Josh's Mom is coming to town this weekend and she was going to go with me to the Ladies Friendship Day but then Josh just called telling me he is working overtime the rest of this week and Saturday also. Gurr.. So I can't go because of that.. or I could go and ask his mom to watch the kids but that is not the point.. it would be nice to have some one go with me to this!
There is a Bible Study on Prayer that I was invited to go to from the Mom's In Touch group I am semi associated with. It is a six week study meeting on Tue nights. I would like to go but reading more about the author of the book they want to use makes me go gurrr because she is also mixed up with some false teaching.. so hard to find a good bible study book these days and I refuse to sift threw the bad to get to one nugget of good truth. And besides anytime I sign up for things my husband grumbles and rolls his eyes and some thing always comes up preventing me from going. Like my whole life is being sabotaged!!
Also I am getting sick of being the family secretary.. I hate talking on the phone with ppl because often I am not sure how to deal with ppl or the proper way to ask for things. I have to call two different doctor offices and get copies of physicals from two years ago for Josh and Zane so they can go to camp in June. Also I had to deal with TransUnion to get our credit reports.. they wouldn't let me do it on the phone so I did it online and it wont print right.
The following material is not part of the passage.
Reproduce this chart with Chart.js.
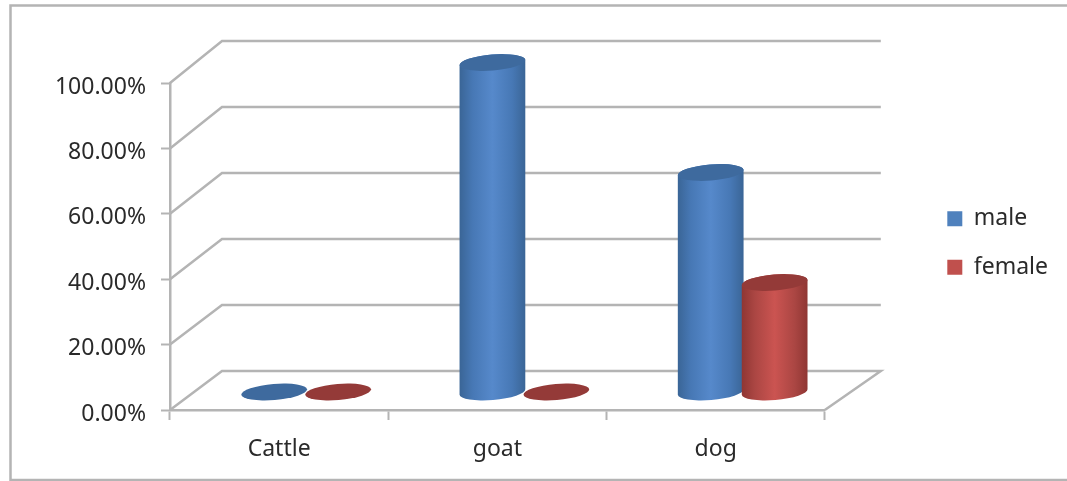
<!DOCTYPE html>
<html>
<head>
<meta charset="utf-8">
<title>Male and female by animal</title>
<script src="https://cdn.jsdelivr.net/npm/chart.js"></script>
<style>
html, body { margin: 0; padding: 0; background: #fff; }
canvas { display: block; filter: blur(0.4px); }
</style>
</head>
<body>
<canvas id="chart" width="1067" height="481"></canvas>
<script>
const categories = ['Cattle', 'goat', 'dog'];
const maleValues = [0, 1, 0.6667];
const femaleValues = [0, 0, 0.3333];
const yTicks = [0, 0.2, 0.4, 0.6, 0.8, 1];

const lineGrey = '#b4b4b4';
const textColor = '#2a2a2a';
// edge, shoulder, middle and cap colours of each cylinder
const shades = [
    { edge: '#3a6596', shoulder: '#4778b5', mid: '#5689cb', cap: '#3e6a9e' },
    { edge: '#8f3633', shoulder: '#ab4643', mid: '#cb5451', cap: '#943a38' }
];

// depth of the fake 3d box, in pixels
const backDx = 52;
const backDxRight = 56;
const backDy = 39;
const midDx = 27;
const midDy = 18;
const stretch = 330 / 327;
const tilt = -0.08;

function drawBox(chart) {
    const ctx = chart.ctx;
    const yScale = chart.scales.y;
    const area = chart.chartArea;
    ctx.save();
    ctx.strokeStyle = lineGrey;
    ctx.lineWidth = 2.5;
    // outer frame runs off the right edge
    ctx.strokeRect(10.5, 5.5, 1100, 474.5);
    const backBase = area.bottom - backDy;
    yTicks.forEach(v => {
        const y = yScale.getPixelForValue(v);
        const backY = backBase - (area.bottom - y) * stretch;
        ctx.beginPath();
        ctx.moveTo(area.left, y);
        ctx.lineTo(area.left + backDx, backY);
        ctx.lineTo(area.right + backDxRight, backY);
        if (v === 0) ctx.lineTo(area.right, y);
        ctx.stroke();
    });
    ctx.restore();
}

function drawCylinder(ctx, el, shade, baseY) {
    const cx = el.x + midDx;
    const rx = el.width / 2 + 1;
    const ry = 8;
    const topY = baseY - (el.base - el.y) * stretch;
    if (el.base - el.y > 0.5) {
        const grad = ctx.createLinearGradient(cx - rx, 0, cx + rx, 0);
        grad.addColorStop(0, shade.edge);
        grad.addColorStop(0.2, shade.shoulder);
        grad.addColorStop(0.5, shade.mid);
        grad.addColorStop(0.8, shade.shoulder);
        grad.addColorStop(1, shade.edge);
        ctx.fillStyle = grad;
        ctx.beginPath();
        ctx.ellipse(cx, baseY, rx, ry, tilt, 0, Math.PI);
        ctx.ellipse(cx, topY, rx, ry, tilt, Math.PI, Math.PI * 2);
        ctx.closePath();
        ctx.fill();
    }
    ctx.fillStyle = shade.cap;
    ctx.beginPath();
    ctx.ellipse(cx, topY, rx, ry, tilt, 0, Math.PI * 2);
    ctx.fill();
}

const cylinderPlugin = {
    id: 'cylinders',
    beforeDatasetsDraw(chart) {
        drawBox(chart);
        const ctx = chart.ctx;
        ctx.save();
        chart.data.datasets.forEach((ds, i) => {
            chart.getDatasetMeta(i).data.forEach(el => {
                drawCylinder(ctx, el, shades[i], chart.chartArea.bottom - midDy);
            });
        });
        ctx.restore();
        return false;
    }
};

new Chart(document.getElementById('chart'), {
    type: 'bar',
    data: {
        labels: categories,
        datasets: [
            { label: 'male', data: maleValues, backgroundColor: '#4f81bd', borderWidth: 0, categoryPercentage: 0.586, barPercentage: 1 },
            { label: 'female', data: femaleValues, backgroundColor: '#c0504d', borderWidth: 0, categoryPercentage: 0.586, barPercentage: 1 }
        ]
    },
    options: {
        responsive: false,
        animation: false,
        layout: { padding: { left: 0, top: 5, right: 9, bottom: 0 } },
        plugins: {
            tooltip: { enabled: false },
            title: { display: false },
            legend: {
                position: 'right',
                labels: {
                    boxWidth: 15,
                    boxHeight: 15,
                    padding: 25.5,
                    color: textColor,
                    font: { family: '"Noto Sans"', size: 23 }
                }
            }
        },
        scales: {
            x: {
                grid: { display: true, offset: true, drawOnChartArea: false, drawTicks: true, tickLength: 10, tickColor: lineGrey, tickWidth: 2 },
                border: { display: true, color: lineGrey, width: 2.5 },
                ticks: { color: textColor, padding: 16, maxRotation: 0, font: { family: '"Noto Sans"', size: 23 } },
                afterFit(s) { s.height = 71; }
            },
            y: {
                min: 0,
                max: 1,
                grid: { display: true, drawOnChartArea: false, drawTicks: true, tickLength: 9, tickColor: lineGrey, tickWidth: 2 },
                border: { display: true, color: lineGrey, width: 2.5 },
                ticks: {
                    stepSize: 0.2,
                    color: textColor,
                    padding: 15,
                    labelOffset: 4,
                    font: { family: '"Noto Sans"', size: 23 },
                    callback: v => (v * 100).toFixed(2) + '%'
                },
                afterFit(s) { s.width = 170; }
            },
            // empty axes, they only hold the space above the plot and before the legend
            gap: {
                position: 'right',
                grid: { display: false },
                border: { display: false },
                ticks: { display: false },
                afterFit(s) { s.width = 97; }
            },
            gapTop: {
                position: 'top',
                grid: { display: false },
                border: { display: false },
                ticks: { display: false },
                afterFit(s) { s.height = 78; }
            }
        }
    },
    plugins: [cylinderPlugin]
});
</script>
</body>
</html>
I need this info so I can fax it over to the Grant Lady so we can get the ball rolling on us getting into a house. Josh wants me to call her and see if we can get in to see her and maybe show her on the computer from her office (somehow I don't think that will work or is what she wants) so I have to call her who is almost impossible to get on the phone.
I want to be left alone.. curl up in a ball and cry cry cry.. but I know that isn't right.. that isn't what the plan is for my life.. I am supposed to be out there and building relationships with ppl, being salt and light. Kind of hard to do that when no one wants to work with you on building those relationships.